I started my FPV journey in 2012, first going along to what felt like a slightly clandestine meetup behind a bush at the old airstrip at Ocknell campsite on the New Forest where a handful of pilots were setting up their red and white DJI F450 frames with expensive Nazas and gingerly taking off, hovering for 5 minutes and then carefully landing again. That was it! No fancy actobatics as it was simply just too expensive to crash.

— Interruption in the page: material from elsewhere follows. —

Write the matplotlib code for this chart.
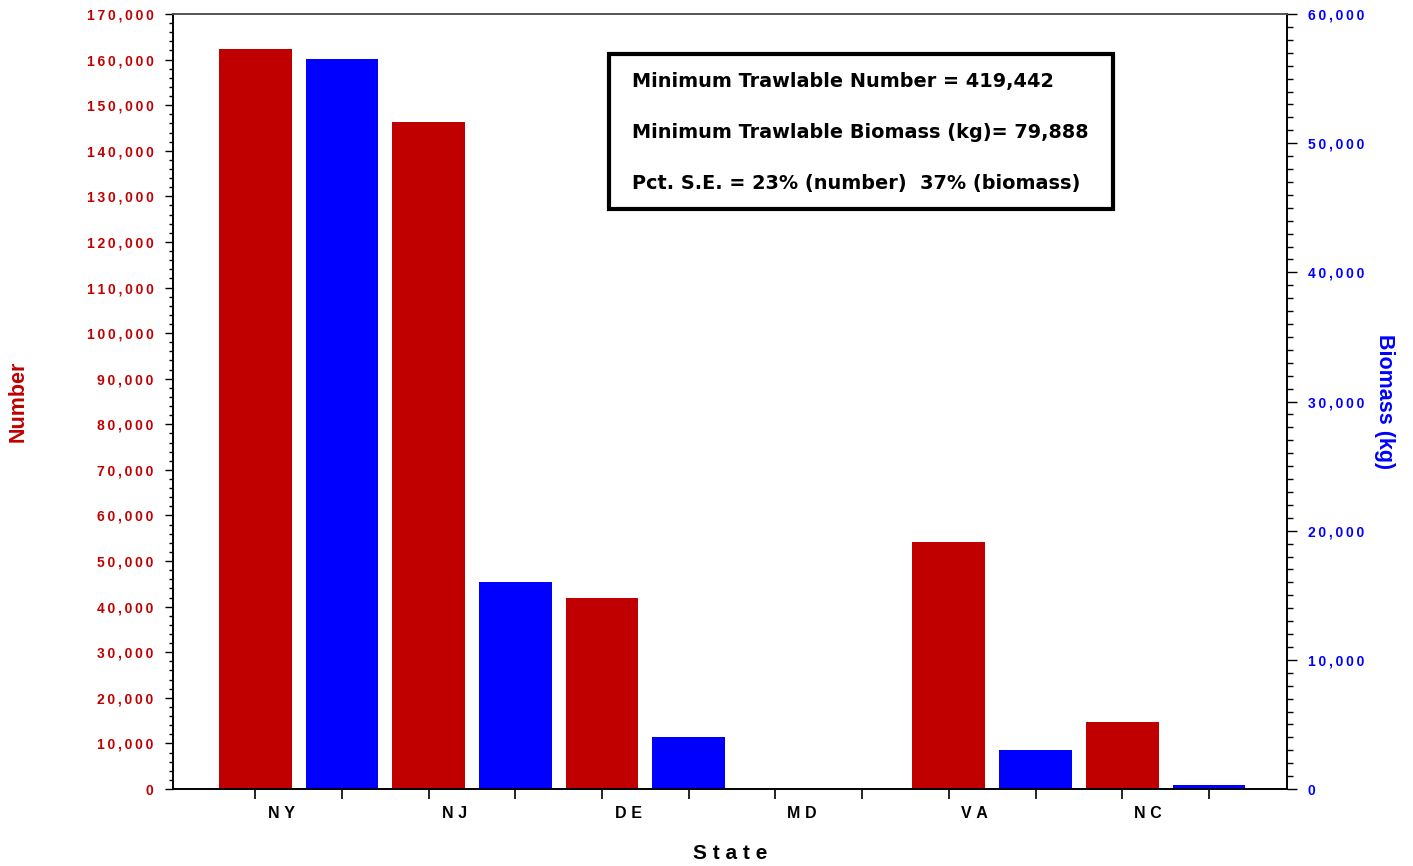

I was hooked and bought a Hubsan Spy Hawk fixed wing immediately from my local radion control shop in Southampton, with its built in camera and RC controller with a colour screen. Whilst this diminutive plank was my first plane and helped me to learn to fly as it had a basic flight assist mode, it was certainly not my last and within a few months, I’d progressed to an AXN Clouds Fly and a few online shopping trips to hobbyking.com had this kitted out with an autopilot capable of RTH, a head controlled camera gimbal, 2 cameras and larger batteries.

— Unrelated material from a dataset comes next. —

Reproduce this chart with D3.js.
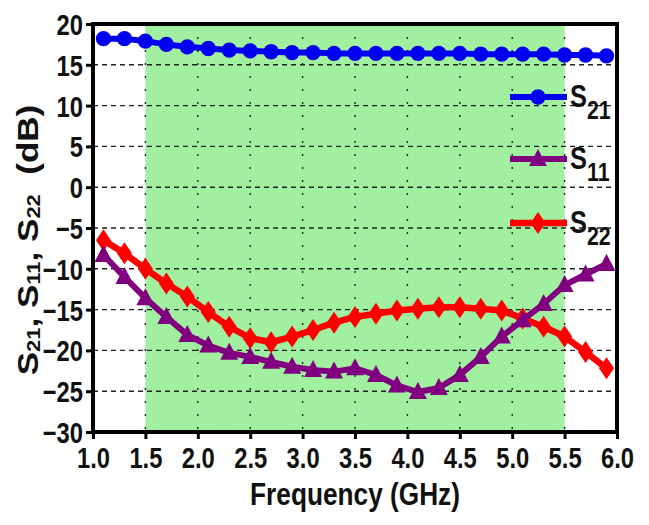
<!DOCTYPE html>
<html>
<head>
<meta charset="utf-8">
<script src="https://cdn.jsdelivr.net/npm/d3@7"></script>
<style>
  body { margin: 0; background: #fff; }
  text { font-family: "Liberation Sans", Arial, sans-serif; font-weight: bold; fill: #111; }
</style>
</head>
<body>
<script>
// frequency points (GHz)
var freq = [1.1, 1.3, 1.5, 1.7, 1.9, 2.1, 2.3, 2.5, 2.7, 2.9, 3.1, 3.3, 3.5,
            3.7, 3.9, 4.1, 4.3, 4.5, 4.7, 4.9, 5.1, 5.3, 5.5, 5.7, 5.9];
// measured S-parameters (dB)
var s21 = [18.2, 18.2, 17.9, 17.5, 17.2, 17.0, 16.8, 16.7, 16.6, 16.5, 16.5, 16.4, 16.4,
           16.4, 16.4, 16.4, 16.4, 16.4, 16.3, 16.3, 16.3, 16.3, 16.2, 16.2, 16.1];
var s11 = [-8.3, -11.0, -13.6, -15.9, -18.1, -19.4, -20.3, -20.8, -21.4, -22.0, -22.4, -22.6, -22.2,
           -23.0, -24.3, -25.1, -24.6, -23.0, -20.8, -18.3, -16.3, -14.3, -12.0, -10.7, -9.4];
var s22 = [-6.5, -8.1, -10.0, -11.8, -13.4, -15.3, -17.1, -18.5, -19.0, -18.3, -17.5, -16.6, -15.9,
           -15.5, -15.1, -14.9, -14.7, -14.7, -14.9, -15.1, -16.1, -17.1, -18.3, -20.2, -22.2];
var xTicks = [1.0, 1.5, 2.0, 2.5, 3.0, 3.5, 4.0, 4.5, 5.0, 5.5, 6.0];
var yTicks = [-30, -25, -20, -15, -10, -5, 0, 5, 10, 15, 20];
var band = [1.5, 5.5];   // shaded operating band

function main() {
    var W = 649, H = 525;
    var margin = {top: 24, right: 32, bottom: 93, left: 93},
        width = W - margin.left - margin.right,
        height = H - margin.top - margin.bottom;
    var sx = 0.82; // the picture's text is horizontally condensed

    var xScale = d3.scaleLinear().domain([1, 6]).range([0, width]);
    var yScale = d3.scaleLinear().domain([-30, 20]).range([height, 0]);

    var svg = d3.select("body").append("svg")
        .attr("width", W).attr("height", H)
        .append("g")
        .attr("transform", "translate(" + margin.left + "," + margin.top + ")");

    // green band
    svg.append("rect")
        .attr("x", xScale(band[0])).attr("y", 0)
        .attr("width", xScale(band[1]) - xScale(band[0]))
        .attr("height", height)
        .attr("fill", "#a0f0a0");

    // grid
    svg.selectAll(".hgrid").data(yTicks.slice(1, -1)).enter().append("line")
        .attr("x1", 0).attr("x2", width)
        .attr("y1", function(d) { return yScale(d); })
        .attr("y2", function(d) { return yScale(d); })
        .attr("stroke", "#222").attr("stroke-width", 1.4)
        .attr("stroke-dasharray", "5,4");
    svg.selectAll(".vgrid").data(xTicks.slice(1, -1)).enter().append("line")
        .attr("y1", 0).attr("y2", height)
        .attr("x1", function(d) { return xScale(d); })
        .attr("x2", function(d) { return xScale(d); })
        .attr("stroke", "#222").attr("stroke-width", 1.4)
        .attr("stroke-dasharray", "2,11");

    // axes
    var xAxis = svg.append("g")
        .attr("transform", "translate(0," + height + ")")
        .call(d3.axisBottom(xScale).tickValues(xTicks).tickFormat(d3.format(".1f"))
            .tickSize(7).tickPadding(8));
    var yAxis = svg.append("g")
        .call(d3.axisLeft(yScale).tickValues(yTicks).tickFormat(d3.format("d"))
            .tickSize(7).tickPadding(3));
    [xAxis, yAxis].forEach(function(ax) {
        ax.select(".domain").remove();
        ax.selectAll(".tick line").attr("stroke", "#000").attr("stroke-width", 3);
        ax.selectAll("text").attr("fill", "#111").style("font-size", "29px");
    });
    xAxis.selectAll("text")
        .attr("dy", null).attr("y", 36)
        .attr("transform", "scale(" + sx + ",1)");
    yAxis.selectAll("text")
        .attr("x", -10 / sx).attr("dy", "0.36em")
        .attr("transform", "scale(" + sx + ",1)");

    // frame
    svg.append("rect")
        .attr("x", 0).attr("y", 0).attr("width", width).attr("height", height)
        .attr("fill", "none").attr("stroke", "#000").attr("stroke-width", 4);

    // series
    var series = [
        {name: "21", values: s21, color: "#0000ee", marker: "circle", lw: 6},
        {name: "11", values: s11, color: "#800080", marker: "triangle", lw: 6},
        {name: "22", values: s22, color: "#ff0000", marker: "diamond", lw: 6.5}
    ];
    function markerPath(type) {
        if (type === "triangle") return "M0,-10L9,7L-9,7Z";
        if (type === "diamond") return "M0,-11L7.5,0L0,11L-7.5,0Z";
        return d3.symbol().type(d3.symbolCircle).size(185)();
    }
    var line = d3.line()
        .x(function(d) { return xScale(d[0]); })
        .y(function(d) { return yScale(d[1]); });

    [series[2], series[1], series[0]].forEach(function(s) {
        var pts = freq.map(function(f, i) { return [f, s.values[i]]; });
        svg.append("path").datum(pts)
            .attr("d", line).attr("fill", "none")
            .attr("stroke", s.color).attr("stroke-width", s.lw)
            .attr("stroke-linejoin", "round");
        svg.selectAll(null).data(pts).enter().append("path")
            .attr("d", markerPath(s.marker))
            .attr("transform", function(d) { return "translate(" + xScale(d[0]) + "," + yScale(d[1]) + ")"; })
            .attr("fill", s.color);
    });

    // legend
    var legY = [97, 159, 223];
    series.forEach(function(s, i) {
        var g = svg.append("g").attr("transform", "translate(" + (510 - margin.left) + "," + (legY[i] - margin.top) + ")");
        g.append("line").attr("x1", 0).attr("x2", 57).attr("y1", 0).attr("y2", 0)
            .attr("stroke", s.color).attr("stroke-width", s.lw);
        g.append("path").attr("d", markerPath(s.marker))
            .attr("transform", "translate(28,0)").attr("fill", s.color);
        var t = g.append("text").attr("transform", "translate(60,10) scale(" + sx + ",1)")
            .style("font-size", "31px").attr("fill", "#111");
        t.append("tspan").text("S");
        t.append("tspan").attr("dy", 12).style("font-size", "26px").text(s.name);
    });

    // axis titles
    svg.append("text")
        .attr("transform", "translate(" + (width / 2) + "," + (505 - margin.top) + ") scale(" + sx + ",1)")
        .attr("text-anchor", "middle")
        .style("font-size", "32px")
        .text("Frequency (GHz)");

    var yl = svg.append("text")
        .attr("transform", "translate(" + (38 - margin.left) + "," + (240 - margin.top) + ") scale(" + sx + ",1) rotate(-90)")
        .attr("text-anchor", "middle")
        .style("font-size", "35px");
    [["S", "21"], [", S", "11"], [", S", "22"]].forEach(function(p) {
        yl.append("tspan").attr("dy", p[0] === "S" ? 0 : -3).text(p[0]);
        yl.append("tspan").attr("dy", 3).style("font-size", "22px").text(p[1]);
    });
    yl.append("tspan").attr("dy", -3).text("\u00a0 (dB)");
}
main();
</script>
</body>
</html>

As the months and years rolled by and the £££s were evacuated from my current account, further fixed wing airframes came and went but the AXN love stayed, got its wings clipped, crashed numerous times, replaced twice and then the drone scaremongering started.
Reports of drones flying over major UK airports caused the whole hobby to shudder, change and ultimately share the living sh*t out of me and since then really, Iv’e barely flown anything, despite paying for my FPV-UK membership for years and registering myself and my +250g craft.

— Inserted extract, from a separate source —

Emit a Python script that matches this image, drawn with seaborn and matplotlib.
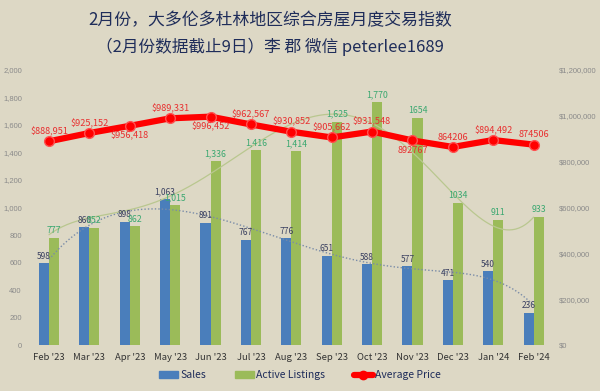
import numpy as np
import pandas as pd
import matplotlib
matplotlib.use("Agg")
import matplotlib.pyplot as plt
import seaborn as sns
from matplotlib.patches import Patch
from matplotlib.lines import Line2D

sns.set_theme(style="white")
plt.rcParams['font.family'] = ['Noto Sans CJK SC', 'DejaVu Sans']

months = ["Feb '23", "Mar '23", "Apr '23", "May '23", "Jun '23", "Jul '23", "Aug '23",
          "Sep '23", "Oct '23", "Nov '23", "Dec '23", "Jan '24", "Feb '24"]
sales = [598, 860, 898, 1063, 891, 767, 776, 651, 588, 577, 471, 540, 236]
listings = [777, 852, 862, 1015, 1336, 1416, 1414, 1625, 1770, 1654, 1034, 911, 933]
listing_labels = ["777", "852", "862", "1,015", "1,336", "1,416", "1,414", "1,625", "1,770",
                  "1654", "1034", "911", "933"]
sales_labels = ["598", "860", "898", "1,063", "891", "767", "776", "651", "588", "577",
                "471", "540", "236"]
# trendline values
sales_trend = [620, 880, 965, 985, 945, 840, 750, 665, 585, 560, 530, 470, 290]
listings_trend = [805, 915, 995, 1080, 1250, 1440, 1590, 1690, 1625, 1400, 1080, 885, 925]
price = [888951, 925152, 956418, 989331, 996452, 962567, 930852, 905662, 931548,
         892767, 864206, 894492, 874506]
price_labels = ["$888,951", "$925,152", "$956,418", "$989,331", "$996,452", "$962,567",
                "$930,852", "$905,662", "$931,548", "892767", "864206", "$894,492", "874506"]
price_label_below = [False, False, True, False, True, False, False, False, False,
                     True, False, False, False]

BG = "#ddd8c5"
BLUE = "#4a7ebb"
GREEN = "#9bbb59"
RED = "#ff0000"
NAVY = "#1f2d5a"

fig = plt.figure(figsize=(6.0, 3.91), dpi=100, facecolor=BG)
ax = fig.add_axes([0.048, 0.1176, 0.875, 0.7033])
ax.set_facecolor(BG)

df = pd.DataFrame({
    "month": months * 2,
    "value": sales + listings,
    "series": ["Sales"] * len(months) + ["Active Listings"] * len(months),
})
sns.barplot(data=df, x="month", y="value", hue="series",
            palette={"Sales": BLUE, "Active Listings": GREEN},
            width=0.5, ax=ax, legend=False, saturation=1, linewidth=0, edgecolor="none")

x = np.arange(len(months))
xs = np.linspace(0, len(months) - 1, 300)
ps = np.polyfit(x, sales_trend, 6)
pl = np.polyfit(x, listings_trend, 6)
ax.plot(xs, np.polyval(ps, xs), ls=(0, (1, 1.5)), color="#7a8ca8", lw=1.0, zorder=3)
ax.plot(xs, np.polyval(pl, xs), ls="-", color="#b9c78f", lw=0.9, zorder=3)

ax.set_xlim(-0.5, len(months) - 0.5)
ax.set_ylim(0, 2000)
ax.set_yticks(np.arange(0, 2001, 200))
ax.set_yticklabels([f"{v:,}" for v in range(0, 2001, 200)], fontsize=5.5, color="#8a8a8a",
                   family=['Liberation Sans', 'DejaVu Sans'])
ax.tick_params(axis='y', length=0, pad=5)
ax.tick_params(axis='x', length=0, pad=6)
ax.set_xticks(x)
ax.set_xticklabels(months, fontsize=6.8, color="#333333")
ax.set_xlabel("")
ax.set_ylabel("")
for s in ax.spines.values():
    s.set_visible(False)

off = 0.125
for i in range(len(months)):
    ax.annotate(sales_labels[i], (i - off, sales[i]), xytext=(0, 1.5), textcoords="offset points",
                ha="center", va="bottom", fontsize=6, color="#3a4060", zorder=4)
    ax.annotate(listing_labels[i], (i + off, listings[i]), xytext=(0, 2), textcoords="offset points",
                ha="center", va="bottom", fontsize=6.3, color="#3aa870", zorder=4)

ax2 = ax.twinx()
ax2.set_position(ax.get_position())
sns.lineplot(x=x, y=price, ax=ax2, color=RED, lw=4.5, marker="o", markersize=7,
             markeredgecolor="#ff5050", markeredgewidth=1.0, zorder=5)
ax2.set_ylim(0, 1200000)
ax2.set_yticks(np.arange(0, 1200001, 200000))
ax2.set_yticklabels([f"${v:,}" for v in range(0, 1200001, 200000)], fontsize=5.5,
                    color="#8a8a8a", family=['Liberation Sans', 'DejaVu Sans'])
ax2.tick_params(axis='y', length=0, pad=4)
ax2.set_ylabel("")
for s in ax2.spines.values():
    s.set_visible(False)

for i in range(len(months)):
    dy = -7 if price_label_below[i] else 7
    ax2.annotate(price_labels[i], (i, price[i]), xytext=(0, dy), textcoords="offset points",
                 ha="center", va="center", fontsize=6.6, color="#e83030", zorder=6)

fig.text(0.45, 0.948, "2月份，大多伦多杜林地区综合房屋月度交易指数", ha="center", va="center",
         fontsize=12.2, color=NAVY)
fig.text(0.45, 0.88, "（2月份数据截止9日）李 郡 微信 peterlee1689", ha="center", va="center",
         fontsize=12.0, color=NAVY)

handles = [Patch(facecolor=BLUE, edgecolor=BLUE),
           Patch(facecolor=GREEN, edgecolor=GREEN),
           Line2D([0], [0], color=RED, lw=4.5, marker="o", markersize=6)]
leg = fig.legend(handles, ["Sales", "Active Listings", "Average Price"], loc="center",
                 bbox_to_anchor=(0.5, 0.04), ncol=3, frameon=False, fontsize=7.5,
                 handlelength=1.8, handletextpad=0.2, columnspacing=2.8)
for t in leg.get_texts():
    t.set_color(NAVY)

fig.savefig("out.png", dpi=100, facecolor=BG)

Being one of the first people to see the technology become miniaturised and affordable and what we called quadcopters only 13 short years ago, from the KK boards to the control boards of today allowing pilots to fly in ways that I fear I will never master.
Now perhaps its time to don those ageing Fatsharks again, dust off those crusty LiPos and sit or stand at a jaunty angle with my mouth agape while gliding/soaring/crashing and not fear for the drone police, or the annoyed passerby (of which I only ever met one).